= What is expected =
Print the material below exactly as it stands, please, from its first line to the line holding "pos_y = [0.427, 0.383, 0.340]", with no pictures.

================================

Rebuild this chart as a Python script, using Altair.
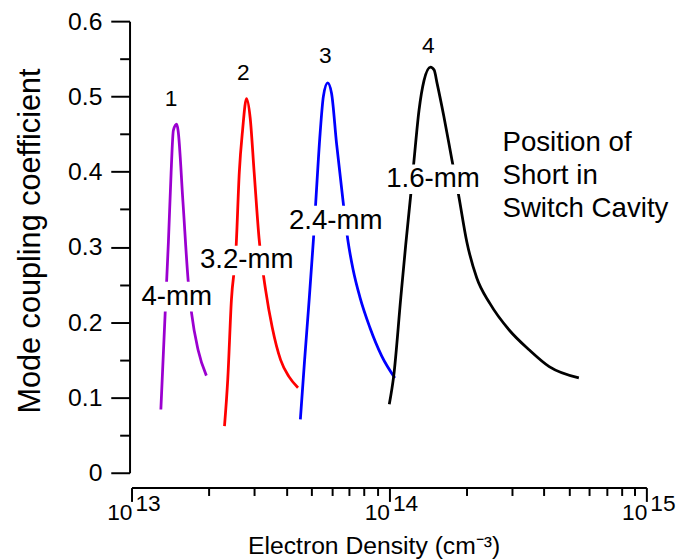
import altair as alt
import pandas as pd

FONT = "Liberation Sans"

# Curve data (electron density in cm^-3, mode coupling coefficient)
x1 = [1.300e13, 1.351e13, 1.391e13, 1.425e13, 1.454e13, 1.498e13, 1.516e13, 1.584e13, 1.660e13, 1.711e13, 1.814e13, 1.953e13]
y1 = [0.084, 0.212, 0.307, 0.399, 0.455, 0.463, 0.455, 0.360, 0.255, 0.212, 0.163, 0.129]

x2 = [2.297e13, 2.365e13, 2.443e13, 2.547e13, 2.622e13, 2.700e13, 2.797e13, 2.891e13, 2.995e13, 3.130e13, 3.321e13, 3.521e13, 3.794e13, 4.082e13, 4.433e13]
y2 = [0.062, 0.124, 0.229, 0.298, 0.399, 0.455, 0.497, 0.471, 0.399, 0.311, 0.242, 0.193, 0.150, 0.128, 0.113]

x3 = [4.528e13, 4.703e13, 4.872e13, 5.092e13, 5.197e13, 5.403e13, 5.563e13, 5.778e13, 5.986e13, 6.256e13, 6.638e13, 6.938e13, 7.255e13, 7.716e13, 8.430e13, 9.376e13, 1.054e14]
y3 = [0.071, 0.150, 0.219, 0.311, 0.360, 0.451, 0.500, 0.518, 0.504, 0.438, 0.360, 0.307, 0.270, 0.233, 0.193, 0.155, 0.126]

x4 = [1.003e14, 1.043e14, 1.112e14, 1.162e14, 1.215e14, 1.252e14, 1.309e14, 1.368e14, 1.450e14, 1.498e14, 1.539e14, 1.633e14, 1.756e14, 1.864e14, 2.006e14, 2.192e14, 2.466e14, 2.942e14, 3.512e14, 4.193e14, 5.466e14]
y4 = [0.091, 0.128, 0.233, 0.303, 0.369, 0.416, 0.482, 0.521, 0.539, 0.535, 0.517, 0.474, 0.416, 0.369, 0.307, 0.259, 0.225, 0.189, 0.163, 0.141, 0.126]

series_names = ["1", "2", "3", "4"]
series_colors = ["#9B00D0", "#FF0000", "#0000FF", "#000000"]

# Annotation labels
num_labels = ["1", "2", "3", "4"]
num_x = [1.425e13, 2.717e13, 5.662e13, 1.421e14]
num_y = [0.496, 0.531, 0.554, 0.567]

mm_labels = ["4-mm", "3.2-mm", "2.4-mm", "1.6-mm"]
mm_x = [1.498e13, 2.803e13, 6.215e13, 1.483e14]
mm_y = [0.234, 0.282, 0.335, 0.390]
mm_wide = [False, True, True, True]

pos_lines = ["Position of", "Short in", "Switch Cavity"]
pos_x = [2.76e14, 2.76e14, 2.76e14]
pos_y = [0.427, 0.383, 0.340]

# Axis ticks
x_ticks = [1e13, 2e13, 3e13, 4e13, 5e13, 6e13, 7e13, 8e13, 9e13,
           1e14, 2e14, 3e14, 4e14, 5e14, 6e14, 7e14, 8e14, 9e14, 1e15]
x_decades = [1e13, 1e14, 1e15]
x_dec_base = ["10", "10", "10"]
x_dec_exp = ["13", "14", "15"]
y_ticks = [0, 0.05, 0.1, 0.15, 0.2, 0.25, 0.3, 0.35, 0.4, 0.45, 0.5, 0.55, 0.6]

rows = []
for s, xs, ys in zip(series_names, [x1, x2, x3, x4], [y1, y2, y3, y4]):
    for i, (a, b) in enumerate(zip(xs, ys)):
        rows.append({"series": s, "x": a, "y": b, "i": i})
df = pd.DataFrame(rows)

num_df = pd.DataFrame({"x": num_x, "y": num_y, "t": num_labels})
mm_df = pd.DataFrame({"x": mm_x, "y": mm_y, "t": mm_labels, "wide": mm_wide})
pos_df = pd.DataFrame({"x": pos_x, "y": pos_y, "t": pos_lines})
dec_df = pd.DataFrame({"x": x_decades, "base": x_dec_base, "exp": x_dec_exp})

xscale = alt.Scale(type="log", domain=[1e13, 1e15], nice=False)
yscale = alt.Scale(domain=[0, 0.6], nice=False, zero=False)

x_axis = alt.Axis(
    values=x_ticks, labels=False, grid=False, offset=15,
    domainColor="black", domainWidth=2, tickColor="black", tickWidth=2,
    tickSize={"condition": {"test": "datum.value == 1e13 || datum.value == 1e14 || datum.value == 1e15", "value": 14}, "value": 8},
    title="Electron Density (cm⁻³)", titleFont=FONT, titleFontSize=25,
    titleFontWeight="normal", titleColor="black",
    titleX=245, titleY=67, titleBaseline="alphabetic", titleAlign="center",
)
y_axis = alt.Axis(
    values=y_ticks, grid=False, offset=2,
    domainColor="black", domainWidth=2, tickColor="black", tickWidth=2,
    tickSize={"condition": {"test": "round(datum.value*100) % 10 == 0", "value": 19}, "value": 10},
    labelExpr="round(datum.value*100) % 10 == 0 ? (datum.value == 0 ? '0' : format(datum.value, '.1f')) : ''",
    labelFont=FONT, labelFontSize=25, labelColor="black", labelPadding=9, labelFlush=False,
    title="Mode coupling coefficient", titleFont=FONT, titleFontSize=31,
    titleFontWeight="normal", titleColor="black",
    titleX=-91, titleY=222, titleBaseline="alphabetic", titleAlign="center",
)

X = alt.X("x:Q", scale=xscale, axis=x_axis)
Y = alt.Y("y:Q", scale=yscale, axis=y_axis)

lines = alt.Chart(df).mark_line(strokeWidth=2.8, interpolate="monotone").encode(
    x=X, y=Y,
    color=alt.Color("series:N", scale=alt.Scale(domain=series_names, range=series_colors), legend=None),
    detail="series:N",
    order="i:Q",
)

mask_narrow = alt.Chart(mm_df).transform_filter("!datum.wide").mark_rect(
    color="white", width=76, height=30
).encode(x=X, y=Y)
mask_wide = alt.Chart(mm_df).transform_filter("datum.wide").mark_rect(
    color="white", width=98, height=30
).encode(x=X, y=Y)
mm_text = alt.Chart(mm_df).mark_text(
    font=FONT, fontSize=28, color="black", align="center", baseline="middle",
).encode(text="t:N", x=X, y=Y)
num_text = alt.Chart(num_df).mark_text(
    font=FONT, fontSize=23, color="black", align="center", baseline="middle",
).encode(text="t:N", x=X, y=Y)
pos_text = alt.Chart(pos_df).mark_text(
    font=FONT, fontSize=28, color="black", align="left", baseline="alphabetic",
).encode(text="t:N", x=X, y=Y)

base_text = alt.Chart(dec_df).mark_text(
    font=FONT, fontSize=23, color="black", align="right", baseline="alphabetic", dx=1,
).encode(x=X, y=alt.value(505), text="base:N")
exp_text = alt.Chart(dec_df).mark_text(
    font=FONT, fontSize=23, color="black", align="left", baseline="alphabetic", dx=4,
).encode(x=X, y=alt.value(496), text="exp:N")

chart = alt.layer(
    lines, mask_narrow, mask_wide, mm_text, num_text, pos_text, base_text, exp_text
).properties(
    width=521, height=457,
    autosize=alt.AutoSizeParams(type="none"),
    padding={"left": 125, "top": 10, "right": 32, "bottom": 85},
    background="white",
).configure_view(stroke=None)

chart.save("out.html", embed_options={"renderer": "svg", "actions": False})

================================

= The response =
Rebuild this chart as a Python script, using Altair.
import altair as alt
import pandas as pd

FONT = "Liberation Sans"

# Curve data (electron density in cm^-3, mode coupling coefficient)
x1 = [1.300e13, 1.351e13, 1.391e13, 1.425e13, 1.454e13, 1.498e13, 1.516e13, 1.584e13, 1.660e13, 1.711e13, 1.814e13, 1.953e13]
y1 = [0.084, 0.212, 0.307, 0.399, 0.455, 0.463, 0.455, 0.360, 0.255, 0.212, 0.163, 0.129]

x2 = [2.297e13, 2.365e13, 2.443e13, 2.547e13, 2.622e13, 2.700e13, 2.797e13, 2.891e13, 2.995e13, 3.130e13, 3.321e13, 3.521e13, 3.794e13, 4.082e13, 4.433e13]
y2 = [0.062, 0.124, 0.229, 0.298, 0.399, 0.455, 0.497, 0.471, 0.399, 0.311, 0.242, 0.193, 0.150, 0.128, 0.113]

x3 = [4.528e13, 4.703e13, 4.872e13, 5.092e13, 5.197e13, 5.403e13, 5.563e13, 5.778e13, 5.986e13, 6.256e13, 6.638e13, 6.938e13, 7.255e13, 7.716e13, 8.430e13, 9.376e13, 1.054e14]
y3 = [0.071, 0.150, 0.219, 0.311, 0.360, 0.451, 0.500, 0.518, 0.504, 0.438, 0.360, 0.307, 0.270, 0.233, 0.193, 0.155, 0.126]

x4 = [1.003e14, 1.043e14, 1.112e14, 1.162e14, 1.215e14, 1.252e14, 1.309e14, 1.368e14, 1.450e14, 1.498e14, 1.539e14, 1.633e14, 1.756e14, 1.864e14, 2.006e14, 2.192e14, 2.466e14, 2.942e14, 3.512e14, 4.193e14, 5.466e14]
y4 = [0.091, 0.128, 0.233, 0.303, 0.369, 0.416, 0.482, 0.521, 0.539, 0.535, 0.517, 0.474, 0.416, 0.369, 0.307, 0.259, 0.225, 0.189, 0.163, 0.141, 0.126]

series_names = ["1", "2", "3", "4"]
series_colors = ["#9B00D0", "#FF0000", "#0000FF", "#000000"]

# Annotation labels
num_labels = ["1", "2", "3", "4"]
num_x = [1.425e13, 2.717e13, 5.662e13, 1.421e14]
num_y = [0.496, 0.531, 0.554, 0.567]

mm_labels = ["4-mm", "3.2-mm", "2.4-mm", "1.6-mm"]
mm_x = [1.498e13, 2.803e13, 6.215e13, 1.483e14]
mm_y = [0.234, 0.282, 0.335, 0.390]
mm_wide = [False, True, True, True]

pos_lines = ["Position of", "Short in", "Switch Cavity"]
pos_x = [2.76e14, 2.76e14, 2.76e14]
pos_y = [0.427, 0.383, 0.340]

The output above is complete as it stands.